YouTube may be the king of online video, but if Arik Czerniak has his way, the king won't stay on the throne for long.
Czerniak is the CEO and co-founder of Metacafe, one of the web's leading independent video-sharing sites. The company is launching a new service Monday called Producer Rewards which will offer cash payouts to video creators who upload the most interesting and entertaining clips.
By offering incentives to users who upload premium content, Czerniak hopes to be able to deliver a richer experience to the casual viewer, thus giving Metacafe the edge that it needs to maintain in order to compete with YouTube, MySpace Video and the other big names in user-generated video content distribution.
Metacafe utilizes 100,000 volunteer reviewers who sort through the flood of video submissions, promoting the best videos and rejecting the clips that they find unappealing or boring.
"People who watch video on the web are hungry for good content, and they are ready to consume a lot of it," says Czerniak. "You could put your video on YouTube and get a lot of views, but you have to actively market yourself in order to be heard over all the noise. Or, you could post it to Metacafe where we have developed a process that lets the best videos get played immediately so they can start earning you real money."
Metacafe users can submit videos to the Producer Rewards program if they meet the legal standards required for licensing: The clip must be suitable for all ages and the producer must own all of the content -- lip sync videos are out, and any people featured in the video must sign a consent form. Once the video is accepted by the reviewers, it's put on the site where it can be viewed by all Metacafe users -- and where it can start earning cash for the creator.
The Producer Rewards videos on Metacafe are served along with short post-roll or pre-roll advertisements which provide the revenue the company shares with the producer.
After a video reaches 20,000 views on Metacafe, the video creator starts receiving payments of $5 per 1,000 views. Czerniak estimates that more than 30 percent of the videos on his site have surpassed the magic number of 20,000 views.
Metacafe, which has recently relocated from Tel Aviv, Israel, to Palo Alto, California, claims that user feedback from a beta test during the month of October has been positive. One participant earned $23,000 after his video was viewed 4.5 million times.
While YouTube has yet to institute a model for paying users who submit the most entertaining videos, other video-sharing sites have recently begun compensating their most creative uploaders.
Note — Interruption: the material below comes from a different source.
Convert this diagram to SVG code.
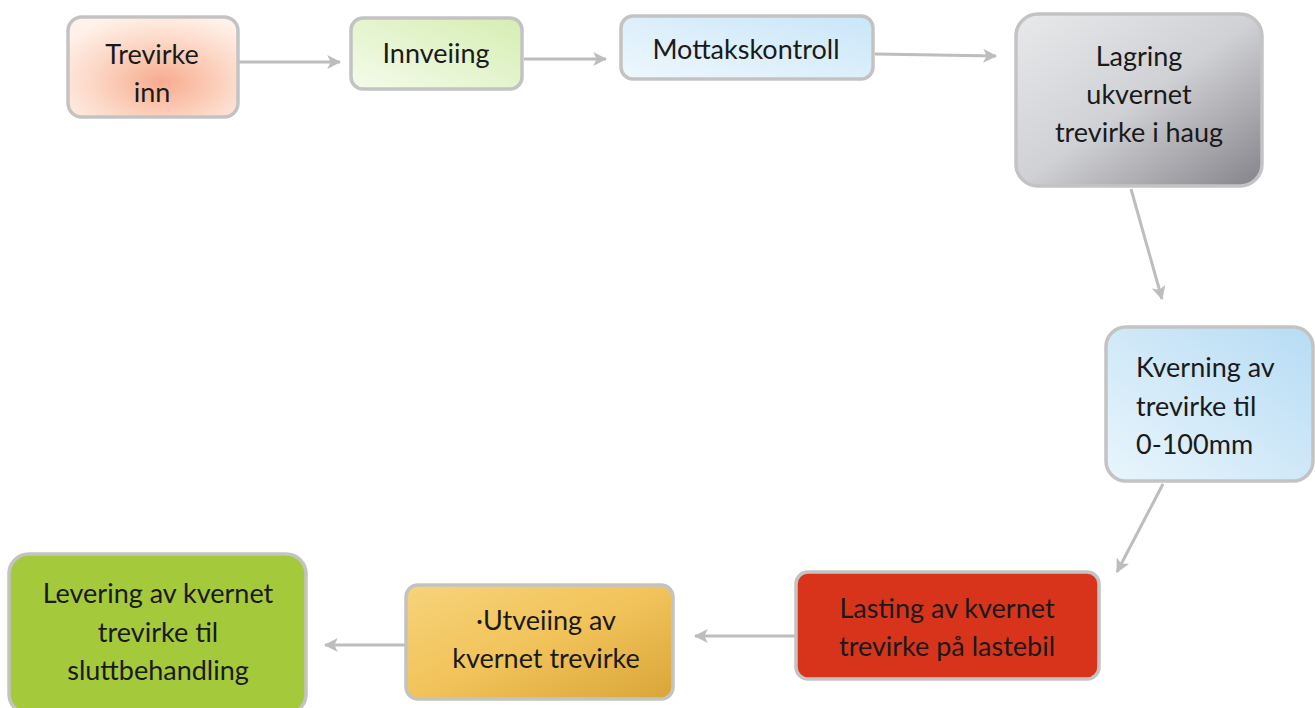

Video startup Revver serves short, static advertisements at the end of user videos. If a viewer clicks on the ad, Revver splits the ad revenue with the video creator, paying out 50 percent of the profits. Low-brow humor video site Break.com pays its submitters $1,000 if their original video is popular enough to get promoted to the site's front door. Video producers whose submissions to the Yahoo Current Network get picked for the site's front door or its companion cable television network can earn a one-time reward of up to $600.
Metacafe licenses the videos in the Producer Rewards program from the creators under a nonexclusive agreement, so users are able to share the videos and re-post them elsewhere. Producers also earn revenue from their videos if they are shared on other sites using Metacafe's embedded video player.
"Metacafe's model is a powerful way of persuading users to publish on one site rather than the other," says Joe Laszlo, a senior analyst at JupiterResearch. "Since there are so many producers of video content right now, competition is bound to heat up."
"YouTube will continue to attract the most submissions as long as it has size on its side," Laszlo continues. "YouTube can say, 'Publish here, we have the biggest audience.' Smaller sites will have to move towards this payment model in order to counter against that size advantage YouTube has."
Roughly 1 million users visit Metacafe per day, and the site's users watch about 15 million videos every day, a fraction of YouTube's estimated 100 million daily video views.
Czerniak claims that YouTube's size works against content creators by making it difficult to get noticed.
"Saying YouTube is a good distribution model is like saying Blogger is a good distribution model," says Czerniak. "YouTube is a really great product, but there are tons of videos with zero views on the site. Many of the clips that are actually good or interesting get lost under this mess."